Social Anxiety Disorder
1. What is Social Anxiety Disorder?
Social anxiety is characterized by a fear of being negatively evaluated in a social situation. It is associated with a severe discomfort with unfamiliar situations and/or people. Social anxiety is not the same thing as shyness; though they share certain features, social phobia is markedly more distressing. It negatively impacts one’s social interaction, one’s occupation, and other important areas of everyday functioning.
Personality traits, such as behavioral inhibition and fear of negative evaluation, make some people more vulnerable to social anxiety. These traits are genetically influenced and they run in families. Additional risk factors are certain environmental concerns, such as childhood maltreatment and adversity.
3. Signs and Symptoms
People with social anxiety commonly fear embarrassment, which greatly interferes with or prevents social activities. They commonly experience low self-esteem, lack of assertiveness, fear of criticism, and fear of public speaking (e.g. in group discussions or giving a presentation to a group). Unreasonable fear of new places and unfamiliar people (e.g. fear of talking with a store clerk) or a severe self-consciousness that interferes with one’s functioning in these situations is also a significant difficulty.
4. Who is at Risk?
Studies indicate that anywhere from 3 % to 13 % of people suffer from some form of social anxiety. In most cases, the onset of social phobia is between 8 and 15 years, but it also affects adults. Older adults also experience social anxiety, but it is usually less intense and can be related to a broader range of situations.
Social phobia usually develops in adolescence and is preceded by a less severe form of shyness. It may develop gradually or follow a public embarrassment (e.g. poor school presentation performance). Social phobia also co-occurs with other anxiety disorders, mood disorders, and substance abuse disorders.
Cognitive Behavioral Therapy (CBT) is commonly used to treat social anxiety. Although CBT is an effective mode of therapy treatment of this condition, other forms of psychotherapy have also demonstrated effectiveness (e.g.

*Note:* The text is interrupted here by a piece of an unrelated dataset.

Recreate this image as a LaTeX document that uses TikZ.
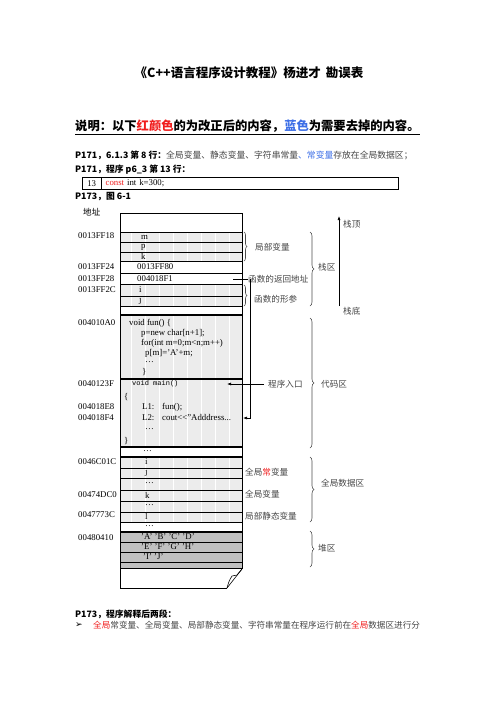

Exposure Therapy or Social Skills Training).
7. Living With Social Anxiety
Social anxiety can negatively influence someone’s job performance and social life. For instance, one may have difficulties taking on a job promotion because it involves speaking in public. Engaging in romantic relationships can also be a great challenge; many people who struggle with social anxiety are often single and unmarried. People living with social anxiety can also find it very difficult to seek treatment, it has been discovered that people in Western societies seek treatment only after 15-20 years of experiencing symptoms. But there is hope. If you think you suffer from social anxiety, seeking mental health professional help can benefit you greatly.